A bomb went off Monday outside the Afrik Hotel near the international airport in Mogadishu, Somalia, killing at least 17 and wounding at least 18 others. The blast knocked witnesses to the ground and destroyed multiple buildings nearby. Reports detailed a thick black smoke all throughout the surrounding area after the explosion. Al-Shabab, an Islamist militant group, claimed responsibility for the suicide bombing. According to Al Jazeera, a suicide bomber crashed a car filled with explosives into the hotel as armed gunmen forced their way into the hotel shortly after. The explosion occurred as motorists were heading to work in the morning and others were travelling to Mecca, Saudi Arabia, to attend the Hajj pilgrimage, the Associated Press reported.

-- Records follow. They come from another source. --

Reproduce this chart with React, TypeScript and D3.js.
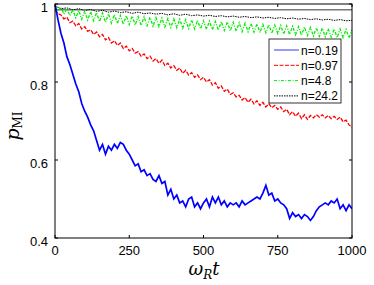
import React, { useEffect } from "react";
import * as d3 from "d3";

// time grids (omega_R t)
const tFine = d3.range(0, 1001, 10);
const tBlack = d3.range(0, 1001, 20);

const blueVals = [
  1.0, 0.96, 0.925, 0.9, 0.865, 0.845, 0.82, 0.795, 0.775, 0.745, 0.725, 0.71, 0.69, 0.675, 0.65,
  0.625, 0.64, 0.615, 0.635, 0.625, 0.64, 0.63, 0.645, 0.64, 0.625, 0.615, 0.6, 0.585, 0.59, 0.57,
  0.575, 0.56, 0.565, 0.55, 0.545, 0.56, 0.54, 0.545, 0.51, 0.525, 0.5, 0.51, 0.49, 0.495, 0.48,
  0.5, 0.505, 0.48, 0.49, 0.475, 0.49, 0.5, 0.48, 0.505, 0.49, 0.505, 0.485, 0.495, 0.48, 0.49,
  0.485, 0.49, 0.48, 0.495, 0.485, 0.49, 0.495, 0.5, 0.505, 0.5, 0.515, 0.535, 0.51, 0.515, 0.495,
  0.5, 0.49, 0.485, 0.475, 0.45, 0.465, 0.455, 0.46, 0.45, 0.46, 0.455, 0.445, 0.455, 0.47, 0.48,
  0.485, 0.49, 0.485, 0.495, 0.49, 0.5, 0.475, 0.485, 0.47, 0.485, 0.475,
];

const redVals = [
  0.985, 0.975, 0.972, 0.962, 0.966, 0.952, 0.956, 0.944, 0.95, 0.936, 0.942, 0.93, 0.934, 0.922,
  0.928, 0.916, 0.922, 0.908, 0.914, 0.9, 0.906, 0.894, 0.9, 0.886, 0.892, 0.88, 0.886, 0.874,
  0.878, 0.866, 0.872, 0.86, 0.866, 0.854, 0.86, 0.848, 0.856, 0.842, 0.848, 0.836, 0.842, 0.83,
  0.836, 0.822, 0.83, 0.818, 0.824, 0.812, 0.818, 0.806, 0.812, 0.8, 0.806, 0.792, 0.798, 0.784,
  0.79, 0.776, 0.782, 0.768, 0.772, 0.762, 0.766, 0.754, 0.76, 0.748, 0.756, 0.744, 0.752, 0.74,
  0.748, 0.736, 0.744, 0.734, 0.74, 0.73, 0.736, 0.724, 0.73, 0.716, 0.724, 0.712, 0.72, 0.706,
  0.716, 0.704, 0.714, 0.708, 0.716, 0.71, 0.716, 0.708, 0.714, 0.706, 0.712, 0.704, 0.71, 0.698,
  0.702, 0.69, 0.684,
];

const greenVals = [
  0.995, 0.982, 0.992, 0.974, 0.988, 0.97, 0.985, 0.965, 0.983, 0.961, 0.982, 0.959, 0.98, 0.957,
  0.978, 0.955, 0.977, 0.953, 0.975, 0.951, 0.973, 0.95, 0.971, 0.948, 0.97, 0.947, 0.969, 0.946,
  0.968, 0.945, 0.967, 0.944, 0.966, 0.943, 0.965, 0.942, 0.964, 0.941, 0.963, 0.94, 0.962, 0.939,
  0.961, 0.938, 0.96, 0.937, 0.959, 0.936, 0.958, 0.936, 0.957, 0.935, 0.956, 0.934, 0.955, 0.933,
  0.955, 0.932, 0.954, 0.931, 0.953, 0.93, 0.952, 0.929, 0.951, 0.929, 0.95, 0.928, 0.949, 0.927,
  0.948, 0.926, 0.947, 0.925, 0.946, 0.924, 0.945, 0.923, 0.944, 0.922, 0.943, 0.921, 0.942, 0.92,
  0.941, 0.919, 0.94, 0.918, 0.939, 0.917, 0.938, 0.916, 0.937, 0.915, 0.936, 0.914, 0.936, 0.914,
  0.935, 0.913, 0.934,
];

const blackVals = [
  0.995, 0.988, 0.99, 0.985, 0.988, 0.983, 0.986, 0.981, 0.984, 0.979, 0.982, 0.978, 0.98, 0.976,
  0.979, 0.975, 0.977, 0.974, 0.976, 0.972, 0.975, 0.971, 0.974, 0.97, 0.972, 0.969, 0.971, 0.968,
  0.97, 0.967, 0.969, 0.966, 0.968, 0.965, 0.967, 0.964, 0.966, 0.963, 0.965, 0.962, 0.964, 0.961,
  0.963, 0.96, 0.962, 0.959, 0.961, 0.958, 0.96, 0.957, 0.958,
];

const refLevel = 0.985;

const legendLabels = ["n=0.19", "n=0.97", "n=4.8", "n=24.2"];
const xTicks = [0, 250, 500, 750, 1000];
const yTicks = [0.4, 0.6, 0.8, 1];

const W = 374;
const H = 285;
const m = { left: 55, right: 22, top: 4, bottom: 47 };

export default function App() {
  useEffect(() => {
    document.body.style.margin = "0";
  }, []);

  const x = d3.scaleLinear().domain([0, 1000]).range([m.left, W - m.right]);
  const y = d3.scaleLinear().domain([0.4, 1]).range([H - m.bottom, m.top]);

  const line = d3
    .line<[number, number]>()
    .x((d) => x(d[0]))
    .y((d) => y(d[1]));

  const series = [
    { t: tFine, v: blueVals, color: "#0000ff", dash: "none", w: 1.7 },
    { t: tFine, v: redVals, color: "#ff0000", dash: "4 1.5", w: 1.3 },
    { t: tFine, v: greenVals, color: "#00ee00", dash: "3 1.5 1 1.5", w: 1.3 },
    { t: tBlack, v: blackVals, color: "#000000", dash: "1.5 1", w: 1 },
  ];

  const x0 = m.left;
  const x1 = W - m.right;
  const y0 = H - m.bottom;
  const y1 = m.top;
  const font = "Liberation Sans, Arial, sans-serif";

  const lgX = 269;
  const lgY = 39;
  const lgW = 72;
  const lgH = 64;

  return (
    <svg width={W} height={H} style={{ display: "block", background: "#fff" }}>
      <defs>
        <clipPath id="plot">
          <rect x={x0} y={y1} width={x1 - x0} height={y0 - y1} />
        </clipPath>
      </defs>
      <g clipPath="url(#plot)">
        <line x1={x0} x2={x1} y1={y(refLevel)} y2={y(refLevel)} stroke="#000" strokeWidth={0.8} />
        {series
          .slice()
          .reverse()
          .map((s, i) => (
            <path
              key={i}
              d={line(s.t.map((t, j) => [t, s.v[j]] as [number, number])) || ""}
              fill="none"
              stroke={s.color}
              strokeWidth={s.w}
              strokeDasharray={s.dash}
            />
          ))}
      </g>
      {/* axes box */}
      <rect x={x0} y={y1} width={x1 - x0} height={y0 - y1} fill="none" stroke="#000" strokeWidth={1} />
      {xTicks.map((t) => (
        <g key={"x" + t}>
          <line x1={x(t)} x2={x(t)} y1={y0} y2={y0 - 3} stroke="#000" />
          <line x1={x(t)} x2={x(t)} y1={y1} y2={y1 + 3} stroke="#000" />
          <text x={x(t)} y={y0 + 17} textAnchor="middle" fontFamily={font} fontSize={13}>
            {t}
          </text>
        </g>
      ))}
      {yTicks.map((v) => (
        <g key={"y" + v}>
          <line x1={x0} x2={x0 + 3} y1={y(v)} y2={y(v)} stroke="#000" />
          <line x1={x1} x2={x1 - 3} y1={y(v)} y2={y(v)} stroke="#000" />
          <text x={x0 - 7} y={y(v) + 8} textAnchor="end" fontFamily={font} fontSize={13}>
            {v === 1 ? "1" : v.toFixed(1)}
          </text>
        </g>
      ))}
      {/* legend */}
      <rect x={lgX} y={lgY} width={lgW} height={lgH} fill="#fff" stroke="#000" strokeWidth={0.8} />
      {series.map((s, i) => {
        const ly = lgY + 11 + i * 15.3;
        return (
          <g key={"lg" + i}>
            <line
              x1={lgX + 5}
              x2={lgX + 30}
              y1={ly}
              y2={ly}
              stroke={i === 0 ? "#7f7fff" : s.color}
              strokeWidth={i === 0 ? 1.6 : 1}
              strokeDasharray={s.dash}
            />
            <text x={lgX + 32} y={ly + 4.5} fontFamily={font} fontSize={12}>
              {legendLabels[i]}
            </text>
          </g>
        );
      })}
      {/* axis labels */}
      <text x={204} y={275} textAnchor="middle" fontFamily="DejaVu Serif, serif" fontSize={18} fontStyle="italic">
        ω
        <tspan fontSize={12} dy={4}>R</tspan>
        <tspan dy={-4}>t</tspan>
      </text>
      <text
        transform={`translate(19,126) rotate(-90)`}
        textAnchor="middle"
        fontFamily="DejaVu Serif, serif"
        fontSize={19}
      >
        <tspan fontStyle="italic">p</tspan>
        <tspan fontSize={12} dy={3}>MI</tspan>
      </text>
    </svg>
  );
}
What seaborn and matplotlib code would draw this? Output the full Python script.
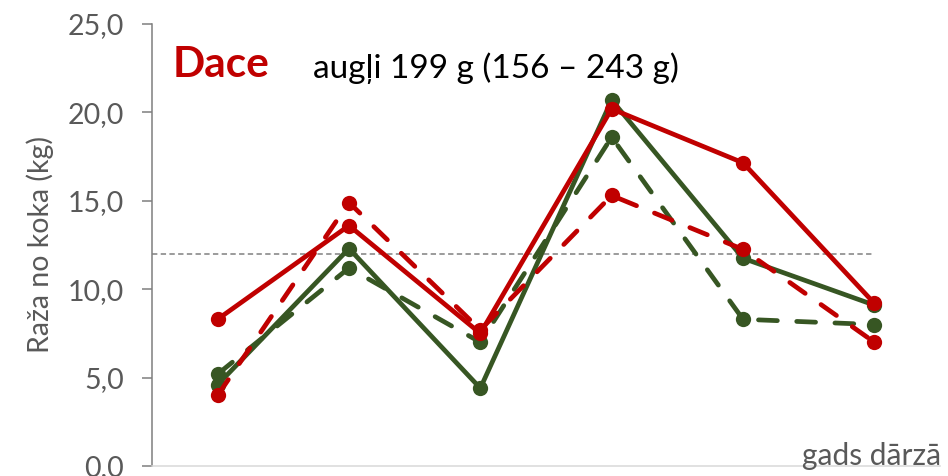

As part of a statement released after the blast, al-Shabab declared: “The martyrdom operation was carried out using a vehicle loaded with explosives which targeted a checkpoint along the airport road.” Some civilians and police officers spoke with reporters after the blast. “I was not very far away from where the blast occurred, and I could see several people lying [on the ground], some of them dead with a pool of blood,” Abdikarim Mohamed told Agence France-Presse, “I was forced to the ground by the shockwave. I saw nearly ten people lying on the ground, some motionless and others screaming for help.” Regarding the casualties, Ahmed Bashane, a police officer, told Deutsche Press-Agentur: “We have collected and confirmed the bodies of 17, including the suicide bomber.”
The UN Security Council said of al-Shabab in a statement last year, “Al-Shabaab has engaged in acts that directly or indirectly threaten the peace, security, or stability of Somalia […]” In addition to suicide bombings, al-Shabab has engaged in a host of other human rights violations in recent decades. According to Amnesty International, al-Shabab has “severely restricted humanitarian access” in Somalia by banning the UN and other international actors from providing assistance in its strongholds. The group also recruits young boys as child soldiers. Young girls are recruited to cook, clean, and often marry al-Shabab members, and the militants severely limit access to education.
According to the US Council on Foreign Relations’ Global Conflict Tracker, al-Shabab harbors an estimated 7000-9000 fighters. The group primarily conducts attacks in Somalia and neighboring Kenya, both of which are defended by African Union Mission in Somalia (AMISOM) soldiers. The group started in 2006 as a radical youth wing in Somalia’s former Union of Islamic Courts, taking advantage of a weak central government and assuming control of vast swaths of land before its peak in 2011. Al-Shabab promised residents security but refused international assistance and lost credibility thereafter when the country entered famine and drought. In 2011, Kenyan troops drove out many al-Shabab soldiers and re-established government control in most territories. Since then, the Somali government has regained control over Mogadishu and other towns, and basic services are now present in these areas. The country is still highly unstable, and democratic elections do not seem feasible soon, according to BBC. The militant group still maintains control in northeast regions of Kenya, along the Ethiopian and Somali borders. While al-Shabab has rejected an alliance with Islamic State, it reportedly maintains links with other militant groups on the African continent, including Boko Haram and al-Qaeda. It has carried out multiple attacks in recent years, killing hundreds.
The United States increasingly provides military assistance, in the form of troops and targeted strikes, to Somalia. Even so, the AMISOM soldiers are dwindling in number as the European Union passed a funding cut after allegations arose of corruption within the African Union forces. While investigation of such allegations would be wise, violence perpetrated by al-Shabab and its allies will likely continue. International assistance in combatting senseless attacks on civilians seems a necessary priority for establishing stability in the region. Assistance could come in the form of additional AMISOM troops, UN peacekeepers, and an increased training and supplying of local defensive forces. International actors would do well to expand humanitarian assistance such as food aid and refugee resources. While the road to substantive democracy in Somalia is long, immediate action can be taken to assist civilians put in harm’s way and bolster defensive forces in the area.